## Start Data extract

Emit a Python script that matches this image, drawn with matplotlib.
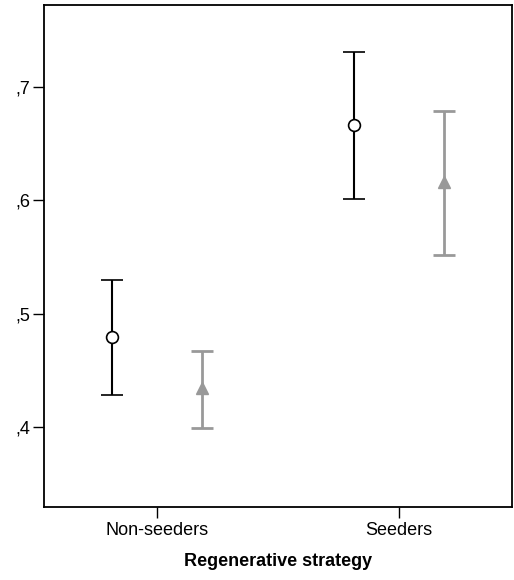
import matplotlib
matplotlib.use("Agg")
import matplotlib.pyplot as plt
import numpy as np

plt.rcParams['font.family'] = ['Liberation Sans', 'DejaVu Sans']

categories = ["Non-seeders", "Seeders"]

# series 1 (black, open circles)
mean_a = [0.479, 0.667]
low_a = [0.428, 0.601]
high_a = [0.530, 0.731]

# series 2 (grey, triangles)
mean_b = [0.434, 0.616]
low_b = [0.399, 0.552]
high_b = [0.467, 0.679]

yticks = [0.4, 0.5, 0.6, 0.7]

fig = plt.figure(figsize=(5.14, 5.8), dpi=100)
ax = fig.add_axes([0.0856, 0.126, 0.9104, 0.865])

x = np.arange(len(categories))
off = 0.1855
grey = "#999999"

ma = np.array(mean_a)
ax.errorbar(x - off, ma, yerr=[ma - np.array(low_a), np.array(high_a) - ma],
            fmt="o", color="black", mfc="white", mec="black", ms=8.5, mew=1.2,
            elinewidth=1.5, capsize=8, capthick=1.5, zorder=3)
mb = np.array(mean_b)
ax.errorbar(x + off, mb, yerr=[mb - np.array(low_b), np.array(high_b) - mb],
            fmt="^", color=grey, mfc=grey, mec=grey, ms=8,
            elinewidth=2, capsize=8, capthick=2, zorder=3)

ax.set_xlim(-0.4645, 1.4645)
ax.set_ylim(0.329, 0.7726)
ax.set_xticks(x)
ax.set_xticklabels(categories, fontsize=13)
ax.set_yticks(yticks)
ax.set_yticklabels(["," + f"{v:.1f}".split(".")[1] for v in yticks], fontsize=13)
ax.tick_params(direction="out", length=8, width=1, pad=3)
ax.tick_params(axis="y", pad=2)
for s in ax.spines.values():
    s.set_linewidth(1.3)
ax.set_xlabel("Regenerative strategy", fontsize=13, fontweight="bold", labelpad=10)

fig.savefig("out.png", dpi=100)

## End Data extract

Description of the task: Copy the whole listing above word for word but do not carry over the pictures.

Finished answer:
Emit a Python script that matches this image, drawn with matplotlib.
import matplotlib
matplotlib.use("Agg")
import matplotlib.pyplot as plt
import numpy as np

plt.rcParams['font.family'] = ['Liberation Sans', 'DejaVu Sans']

categories = ["Non-seeders", "Seeders"]

# series 1 (black, open circles)
mean_a = [0.479, 0.667]
low_a = [0.428, 0.601]
high_a = [0.530, 0.731]

# series 2 (grey, triangles)
mean_b = [0.434, 0.616]
low_b = [0.399, 0.552]
high_b = [0.467, 0.679]

yticks = [0.4, 0.5, 0.6, 0.7]

fig = plt.figure(figsize=(5.14, 5.8), dpi=100)
ax = fig.add_axes([0.0856, 0.126, 0.9104, 0.865])

x = np.arange(len(categories))
off = 0.1855
grey = "#999999"

ma = np.array(mean_a)
ax.errorbar(x - off, ma, yerr=[ma - np.array(low_a), np.array(high_a) - ma],
            fmt="o", color="black", mfc="white", mec="black", ms=8.5, mew=1.2,
            elinewidth=1.5, capsize=8, capthick=1.5, zorder=3)
mb = np.array(mean_b)
ax.errorbar(x + off, mb, yerr=[mb - np.array(low_b), np.array(high_b) - mb],
            fmt="^", color=grey, mfc=grey, mec=grey, ms=8,
            elinewidth=2, capsize=8, capthick=2, zorder=3)

ax.set_xlim(-0.4645, 1.4645)
ax.set_ylim(0.329, 0.7726)
ax.set_xticks(x)
ax.set_xticklabels(categories, fontsize=13)
ax.set_yticks(yticks)
ax.set_yticklabels(["," + f"{v:.1f}".split(".")[1] for v in yticks], fontsize=13)
ax.tick_params(direction="out", length=8, width=1, pad=3)
ax.tick_params(axis="y", pad=2)
for s in ax.spines.values():
    s.set_linewidth(1.3)
ax.set_xlabel("Regenerative strategy", fontsize=13, fontweight="bold", labelpad=10)

fig.savefig("out.png", dpi=100)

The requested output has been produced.